# Problem requirements:
Find the string "this" and gather every line that holds it.

A block of data:

#####

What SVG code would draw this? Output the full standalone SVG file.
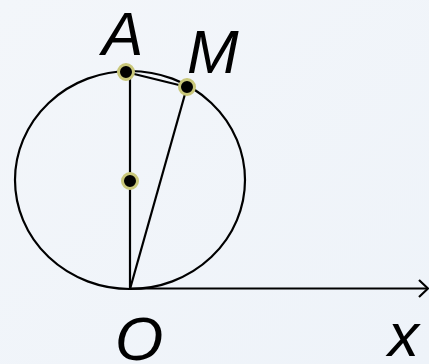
<svg xmlns="http://www.w3.org/2000/svg" width="429" height="364" viewBox="0 0 429 364">
<defs>
<style>
.ln{stroke:#000;stroke-width:2.2;fill:none}
.pt{fill:#000;stroke:#c9c77a;stroke-width:3}
.lb{font-family:"Liberation Sans",Arial,sans-serif;font-style:italic;font-size:62px;fill:#000}
</style>
<linearGradient id="bg" x1="0" y1="0" x2="1" y2="1">
<stop offset="0" stop-color="#f3f6fa"/>
<stop offset="1" stop-color="#eef3f9"/>
</linearGradient>
</defs>
<rect width="429" height="364" fill="url(#bg)"/>
<g id="connectors">
<ellipse class="ln" cx="130" cy="180" rx="115" ry="109"/>
<line class="ln" x1="130" y1="72" x2="130" y2="289"/>
<line class="ln" x1="130" y1="289" x2="187" y2="87"/>
<line class="ln" x1="126" y1="72" x2="187" y2="87"/>
<line class="ln" x1="130" y1="288.5" x2="428" y2="288.5"/>
<polyline class="ln" points="419,280 428,288.5 419,297"/>
</g>
<g id="A"><circle class="pt" cx="126" cy="72" r="7.5"/><text class="lb" x="102" y="55">A</text></g>
<g id="M"><circle class="pt" cx="187" cy="87" r="7.5"/><text class="lb" x="187" y="73">M</text></g>
<g id="center"><circle class="pt" cx="130" cy="181" r="7.5"/></g>
<g id="O"><text class="lb" x="115" y="360">O</text></g>
<g id="x"><text class="lb" x="388" y="356">x</text></g>
</svg>
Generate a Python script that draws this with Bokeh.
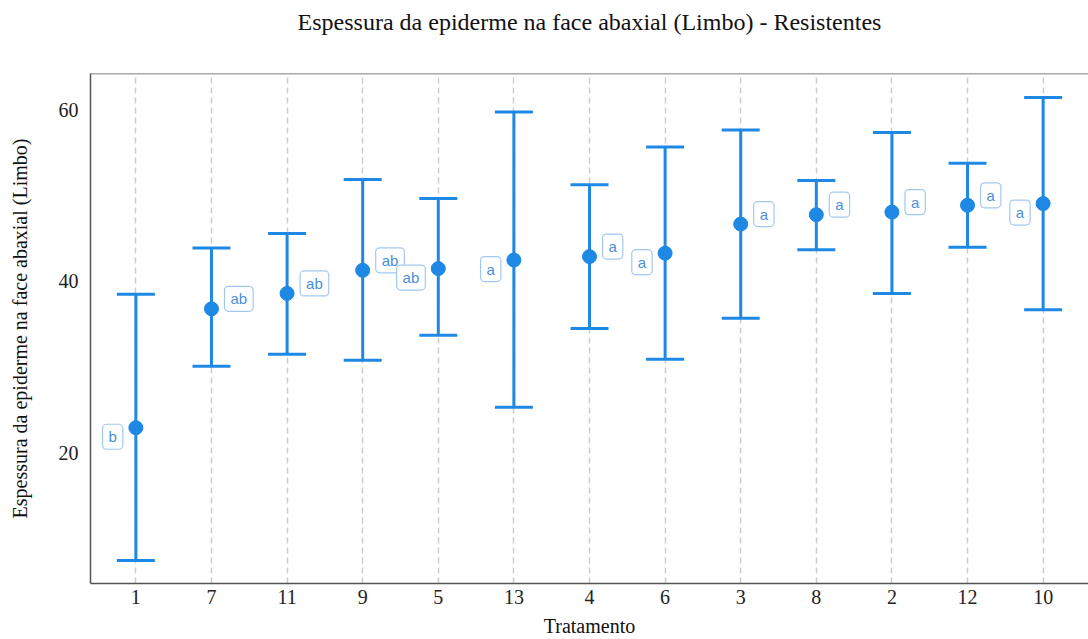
from bokeh.plotting import figure
from bokeh.models import Range1d, FixedTicker, ColumnDataSource, Whisker, TeeHead, Title, Span
from bokeh.core.properties import value
from bokeh.embed import file_html
from bokeh.resources import INLINE

tratamentos = ["1", "7", "11", "9", "5", "13", "4", "6", "3", "8", "2", "12", "10"]
medias = [22.9, 36.8, 38.6, 41.3, 41.5, 42.5, 42.9, 43.3, 46.7, 47.8, 48.1, 48.9, 49.1]
superior = [38.5, 43.9, 45.6, 51.9, 49.7, 59.8, 51.3, 55.7, 57.7, 51.8, 57.4, 53.8, 61.5]
inferior = [7.4, 30.1, 31.5, 30.8, 33.7, 25.3, 34.5, 30.9, 35.7, 43.7, 38.6, 44.0, 36.7]
letras = ["b", "ab", "ab", "ab", "ab", "a", "a", "a", "a", "a", "a", "a", "a"]
lado = ["L", "R", "R", "R", "L", "L", "R", "L", "R", "R", "R", "R", "L"]

BLUE = "#1e88e5"
SERIF = "Liberation Serif"

xs = list(range(len(tratamentos)))
src = ColumnDataSource(dict(x=xs, m=medias, up=superior, lo=inferior))

p = figure(width=1088, height=639, output_backend="svg", toolbar_location=None,
           x_range=Range1d(-0.6, 12.6), y_range=Range1d(4.7, 64.3),
           min_border_left=90, min_border_right=0, min_border_top=73, min_border_bottom=56)
p.title = None
# spacer (closest to the frame), then the real title above it
p.add_layout(Title(text=" ", text_font_size="33px", standoff=0), "above")
p.add_layout(Title(text="Espessura da epiderme na face abaxial (Limbo) - Resistentes",
                   align="center", text_font=SERIF, text_font_size="24px",
                   text_font_style="normal", text_color="#111111", standoff=0), "above")

p.outline_line_color = None
p.background_fill_color = "white"
p.border_fill_color = "white"

p.xaxis.ticker = FixedTicker(ticks=xs)
p.xaxis.major_label_overrides = {i: t for i, t in enumerate(tratamentos)}
p.yaxis.ticker = FixedTicker(ticks=[20, 40, 60])
for ax in (p.xaxis[0], p.yaxis[0]):
    ax.major_tick_line_color = None
    ax.minor_tick_line_color = None
    ax.axis_line_color = "#555555"
    ax.axis_line_width = 1.5
    ax.major_label_text_font = SERIF
    ax.major_label_text_font_size = "20px"
    ax.major_label_text_color = "#222222"
    ax.axis_label_text_font = SERIF
    ax.axis_label_text_font_size = "20px"
    ax.axis_label_text_font_style = "normal"
    ax.axis_label_text_color = "#111111"
p.xaxis.axis_label = "Tratamento"
p.yaxis.axis_label = "Espessura da epiderme na face abaxial (Limbo)"
p.xaxis.major_label_standoff = 0
p.xaxis.axis_label_standoff = 8
p.yaxis.major_label_standoff = 6
p.yaxis.axis_label_standoff = 25

p.add_layout(Span(location=64.3, dimension="width", line_color="#555555", line_width=1.5))

p.ygrid.grid_line_color = None
p.xgrid.grid_line_color = "#cccccc"
p.xgrid.grid_line_dash = "6 4"
p.xgrid.grid_line_width = 1.5

w = Whisker(source=src, base="x", upper="up", lower="lo", dimension="height",
            line_color=BLUE, line_width=3,
            upper_head=TeeHead(size=38, line_color=BLUE, line_width=3),
            lower_head=TeeHead(size=38, line_color=BLUE, line_width=3))
p.add_layout(w)
p.scatter("x", "m", source=src, size=14, color=BLUE)

rx = [x for x, s in zip(xs, lado) if s == "R"]
rm = [m for m, s in zip(medias, lado) if s == "R"]
rl = [l for l, s in zip(letras, lado) if s == "R"]
lx = [x for x, s in zip(xs, lado) if s == "L"]
lm = [m for m, s in zip(medias, lado) if s == "L"]
ll = [l for l, s in zip(letras, lado) if s == "L"]

common = dict(text_font=value("Liberation Sans"), text_font_size="15px", text_color="#4a8fdc",
              text_baseline="middle", background_fill_color="white",
              border_line_color="#a3c8f0", border_line_width=1.2, border_radius=4,
              padding=dict(x=6, y=4))
p.text(x=rx, y=rm, text=rl, text_align="left", x_offset=13, y_offset=-10, **common)
p.text(x=lx, y=lm, text=ll, text_align="right", x_offset=-13, y_offset=9, **common)

open("out.html", "w").write(file_html(p, INLINE))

#####

# Correct result:
What SVG code would draw this? Output the full standalone SVG file.
Generate a Python script that draws this with Bokeh.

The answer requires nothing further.